Western Digital Struggles, Local Operation Reports Losses As Sales Fall
Storage Company Western Digital who last month was spruiking new 1Tb drives for the consumer market appears to be struggling with their stock failing to get back to pre-COVID-19 levels, in Australia the Corporation is claiming that they made a loss and only turned over $14.1 million in revenue a fall of nearly two million from the prior year.
Filings at the Australian Securities & Investment Commission show that Wester Digital Technologies reported losses of $487,000 and that in 2019 they spent $691,000 on research and development.
Revenues went from $16M to $14.9 million at the local operation.
Recently Western Digital stock took a hard dive as investors lost confidence in the Company this followed five-quarter streak of year-over-year revenue declines.
Their revenue and earnings tumbled due in part to two major issues, it shipped fewer platter-based hard disk drives (HDDs) to PC makers and data centre customers, and its flash memory business — which sells solid-state drives (SSDs) and memory chips — struggled with cyclically lower memory chip prices.
Another big problem for the US Company is that the Flash drive market has become volatile despite record growth.
In the fourth US quarter they missed revenue estimates by $40 million.
The Company who is due to report on the 28th of October expects its revenue to decline 3%-8% annually, far below expectations of 8% growth.

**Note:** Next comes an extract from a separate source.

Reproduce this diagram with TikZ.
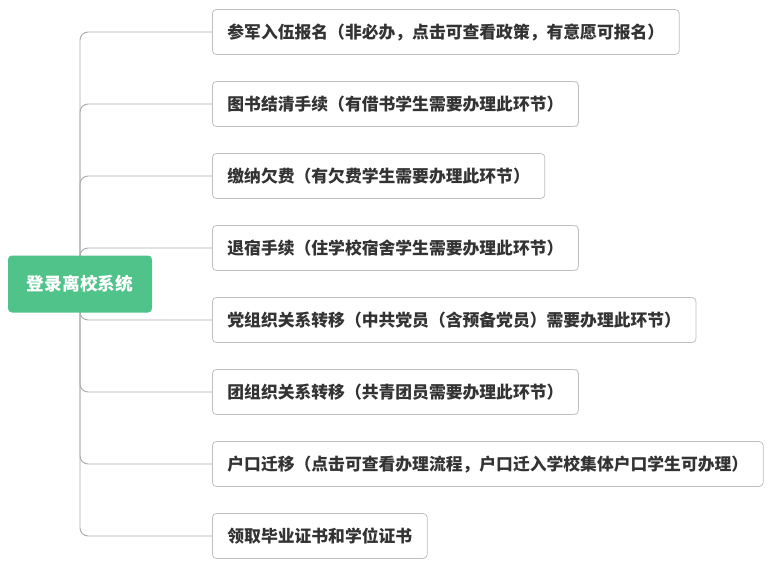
\documentclass[tikz,border=0pt]{standalone}
\usepackage{fontspec}
\setmainfont{Noto Sans CJK SC}
\usetikzlibrary{backgrounds}
\definecolor{rootgreen}{HTML}{4FC38A}
\definecolor{linegray}{HTML}{ABABAB}
\definecolor{boxgray}{HTML}{C0C0C0}
\definecolor{textgray}{HTML}{333333}

\begin{document}
\begin{tikzpicture}[x=1pt,y=-1pt,
  rootbox/.style={fill=rootgreen,rounded corners=4pt,minimum width=144pt,minimum height=57pt,text=white,font=\bfseries\fontsize{17.7}{20}\selectfont},
  leafbox/.style={draw=boxgray,line width=0.8pt,fill=white,rounded corners=4pt,minimum height=45pt,inner xsep=15pt,anchor=west,text=textgray,font=\bfseries\fontsize{16.8}{20}\selectfont},
  branch/.style={draw=linegray,line width=0.9pt,rounded corners=8pt}]

\useasboundingbox (0,0) rectangle (774,565);

\node[rootbox] (root) at (80,284) {登录离校系统};

\foreach \t [count=\i] in {参军入伍报名（非必办，点击可查看政策，有意愿可报名）,
   图书结清手续（有借书学生需要办理此环节）,
   缴纳欠费（有欠费学生需要办理此环节）,
   退宿手续（住学校宿舍学生需要办理此环节）,
   党组织关系转移（中共党员（含预备党员）需要办理此环节）,
   团组织关系转移（共青团员需要办理此环节）,
   户口迁移（点击可查看办理流程，户口迁入学校集体户口学生可办理）,
   领取毕业证书和学位证书}
   \node[leafbox] (b\i) at (212,{32+72*(\i-1)}) {\t};

\begin{scope}[on background layer]
\foreach \i in {1,...,8}
   \draw[branch] (root.center) |- (b\i.west);
\end{scope}

\end{tikzpicture}
\end{document}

Analysts believe that the Companies efforts to recover are not working.
On the bright side, its flash revenue surged 49% to $2.24 billion, buoyed by shipments of new SSDs for upcoming game consoles.
In the consumer market buyers are turning to other storage than SanDisk due to the cost of their product in Australia is expensive Vs what the same product is being sold for overseas.
The Company has engaged in little if any consumer marketing.
Those numbers suggest WD’s growing flash business will offset the slower growth of its HDD business, which faces tough competition from Seagate who are outperforming Western Digital on several fronts.
Chief Financial Officer Bob Eulau said Western Digital remained “somewhat challenged in the near term” due to the pandemic and a “global economic contraction.”
He warned that growth will be “more than offset” by declining sales of its client devices — which include drives for PCs, consumer electronics, embedded devices, and wafers — and its data centre storage solutions.
Western Digital also expects its total adjusted gross margin to contract sequentially to 25%-27%, partly due to a “peak” quarter of higher expenses for its new K1 joint venture fab for flash memory chips.
Western Digital has chosen not to offer guidance to the market and have cut dividends despite rival Seagate continuing to pay a dividend of nearly 6% throughout the same downturn.
Local Marketing Manager Jenni Ilagan hung up on ChannelNews when we attempted to question her about the performance of the local subsidiary.